Леле стало жалко его, и она тихонько заплакала. «Старческая суета…» Зачем она это сказала? Иван Федотович действительно рано постарел и очень болезненно к этому относился. Низкорослый, тщедушный, прокуренный, непоправимо лысый, с маленьким обезьяньим лицом, он даже внешне проигрывал среди своих более молодых, длинноволосых и некурящих собратьев. Но дело было, конечно, не во внешности. Беда была в том, что писание стихов обходилось ему слишком дорого. Иван Федотович не доверял изреченному, не полагался на его точность, он без конца переделывал каждую строчку, нагружал ее до предела, пока она не начинала, как он сам говорил, «зачерпывать бортами воду», а то и вовсе тонула, увлекая за собою весь стих. Легкость дыхания, свойственная «молодому Гаранину», была им постепенно утрачена, слова в его стихах ходили туго, как желваки. «Количеством достойного любви…» — Леля не понимала этого и не любила. А своему чутью и вкусу она доверяла. В свое время, еще в институте, она собиралась всерьез заняться переводом поэтов «озерной школы» и кое-что даже успела пристроить в журналы. Но явился Ваня Гаранин — и все пошло прахом, все силы ее души ушли на жалость к нему. Остался в памяти какой-то обрывок, что-то трогательно девичье, наивное: «Лечу к тебе, спешу к тебе, где крылья, чтоб взмахнуть? Не так река стремится в путь, стрелою выгнув грудь, раскинув плавно крылья вод, мерцая сквозь туман, — туда, где в камнях гулких ждет угрюмый океан…» Леля запомнила эти строчки лишь потому, что слова «угрюмый океан» самым забавным образом связались у нее в голове с «молодым Гараниным», который при всем его угрюмстве для океана был, конечно, мелковат. Вообще Иван Федотович болезненно тяготел к крупной форме, его манили поэма, венок сонетов, законченный цикл. Но для крупной формы, как понимала Леля, у него не хватало ни духовных, ни физических сил. Ей не в чем было себя упрекнуть: она не мешала ему писать, напротив, это она, переселившись в Марьину рощу, настояла, чтобы он ушел с работы (Иван Федотович был учителем математики в средней школе), это она придумала ему жесткий режим, в который Иван Федотович настолько вжился, что начинал капризничать и даже буйствовать, если что-либо нарушалось. Разбушевавшись, он выкрикивал: «Ты презираешь меня, презираешь! Тебе удобнее меня презирать!» Но это была, конечно, несправедливость, которую она ему охотно прощала. Еще ни разу она не говорила ему таких жестоких слов, как сегодня. Возможно, нервы начинают сдавать…

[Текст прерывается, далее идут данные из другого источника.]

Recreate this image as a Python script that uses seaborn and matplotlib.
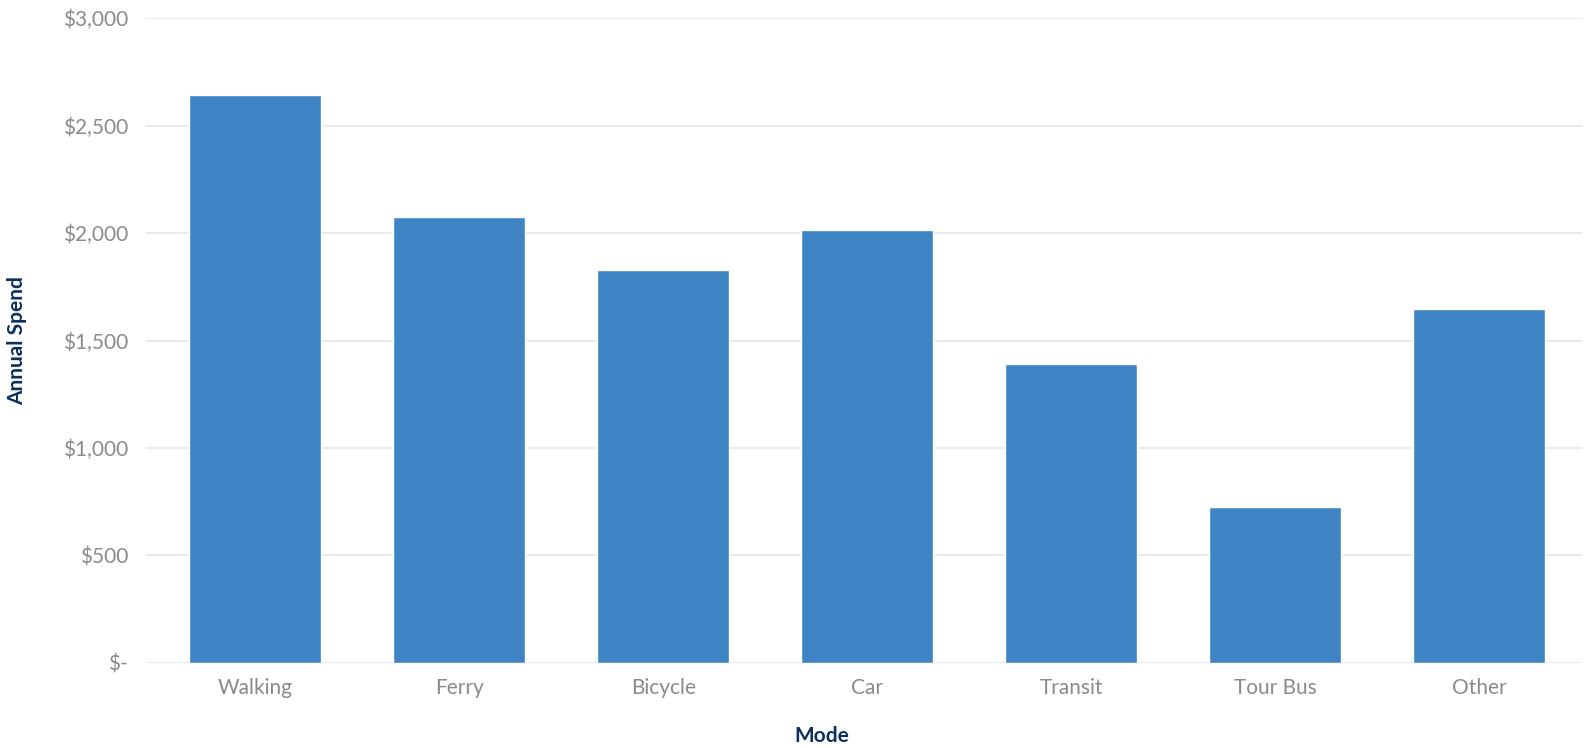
import matplotlib
matplotlib.use("Agg")
import matplotlib.pyplot as plt
import seaborn as sns
import pandas as pd
from matplotlib.ticker import FuncFormatter

modes = ["Walking", "Ferry", "Bicycle", "Car", "Transit", "Tour Bus", "Other"]
spend = [2643, 2077, 1828, 2014, 1391, 725, 1648]
yticks = [0, 500, 1000, 1500, 2000, 2500, 3000]

sns.set_theme(style="white")
plt.rcParams['font.family'] = ['Lato', 'DejaVu Sans']

df = pd.DataFrame({"Mode": modes, "Spend": spend})

fig = plt.figure(figsize=(15.87, 7.48), dpi=100)
ax = fig.add_axes([0.092, 0.114, 0.9047, 0.8615])
sns.barplot(data=df, x="Mode", y="Spend", color="#3f84c5", saturation=1,
            width=0.647, ax=ax, zorder=3)

ax.set_ylim(0, 3000)
ax.set_xlim(-0.535, 6.503)
ax.set_yticks(yticks)
ax.yaxis.set_major_formatter(FuncFormatter(lambda v, p: "$-" if v == 0 else f"${v:,.0f}"))
ax.grid(axis="y", color="#e6e6e6", linewidth=1.2, zorder=0)
for s in ax.spines.values():
    s.set_visible(False)
ax.tick_params(axis="both", length=0, labelsize=15, labelcolor="#8a8a8a")
ax.tick_params(axis="y", pad=13)
ax.tick_params(axis="x", pad=11)
ax.set_xlabel("Mode", fontsize=15, fontweight="bold", color="#0b2f5e")
ax.set_ylabel("Annual Spend", fontsize=15, fontweight="bold", color="#0b2f5e")
ax.xaxis.set_label_coords(0.471, -0.098)
ax.yaxis.set_label_coords(-0.083, 0.5)

fig.savefig("out.png", dpi=100, facecolor="white")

Между тем Маргарита была явно не намерена уходить. Более того, ей даже удалось заставить Ивана Федотовича разговориться.
— И вот однажды, — понизив голос, рассказывал Иван Федотович, — еду я в электричке, студенты поют, мелодия, как обычно, бедненькая, тусклая, но слова — слова определенно мои.

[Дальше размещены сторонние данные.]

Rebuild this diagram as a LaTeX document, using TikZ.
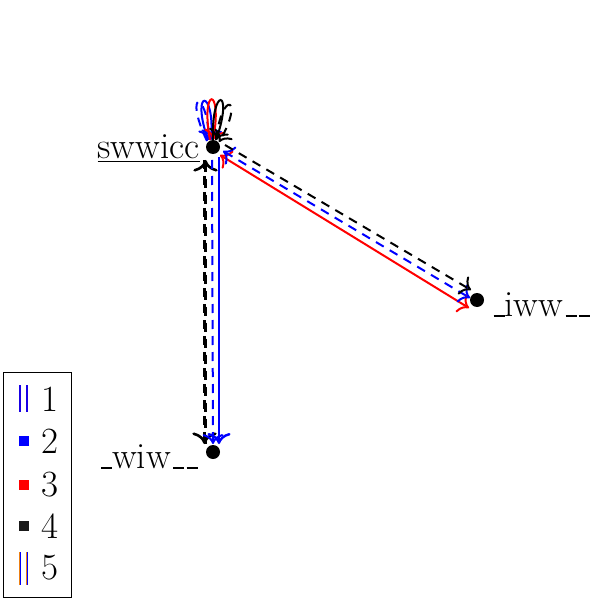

— Серьезно? — спросила Маргарита. Леля не видела, а чувствовала, как она сидит на лавке, опершись локотками о его стол. — Пропойте, пожалуйста. Я ведь тоже студенткой была. Может быть, я знаю?
— Ну, добро, — помолчав, отозвался Иван Федотович, — только тихо, а не то всех перебудим. Примерно так. — Он щелкнул пальцами. — «В моем саду живет рептилия, среди запущенных куртин. Она таинственна, как лилия, она нежна, как георгин…» Припоминаете? — Рита молчала. — Ну, так вот. «Мне на глаза она не кажется, все под шиповником сидит и, не высовывая рожицы, за мной двусмысленно следит. Она слегка меня стесняется, а я слегка ее боюсь. Вот так растет и укрепляется наш недвусмысленный союз. Но все кончается, кончается, все к разрешению идет…»
— К завершению, — поправила Рита.
— Нет, уж позвольте мне настоять на моем авторском варианте. Я понимаю, что народ всегда прав, и пусть он вносит коррективы, но при одном условии: после моей кончины. А пока я жив…
— Пойте дальше, — приказала Рита, видимо, почувствовав, что он готов неопределенно долго говорить на эту тему. — У вас хорошо получается.
— Повинуюсь. «Но все кончается, кончается, все к разрешению идет, и куст шиповника качается, моя рептилия растет. Уже давно между куртинами лежит ее огромный хвост, такими жесткими щетинами до основания порос. Уже давно над рыхлой грядкою блестит оскаленная пасть. Я на нее гляжу украдкою, мне суждено в нее попасть. В моем саду живет рептилия, она боится света дня. Она застенчива, как лилия, ей очень нужно съесть меня».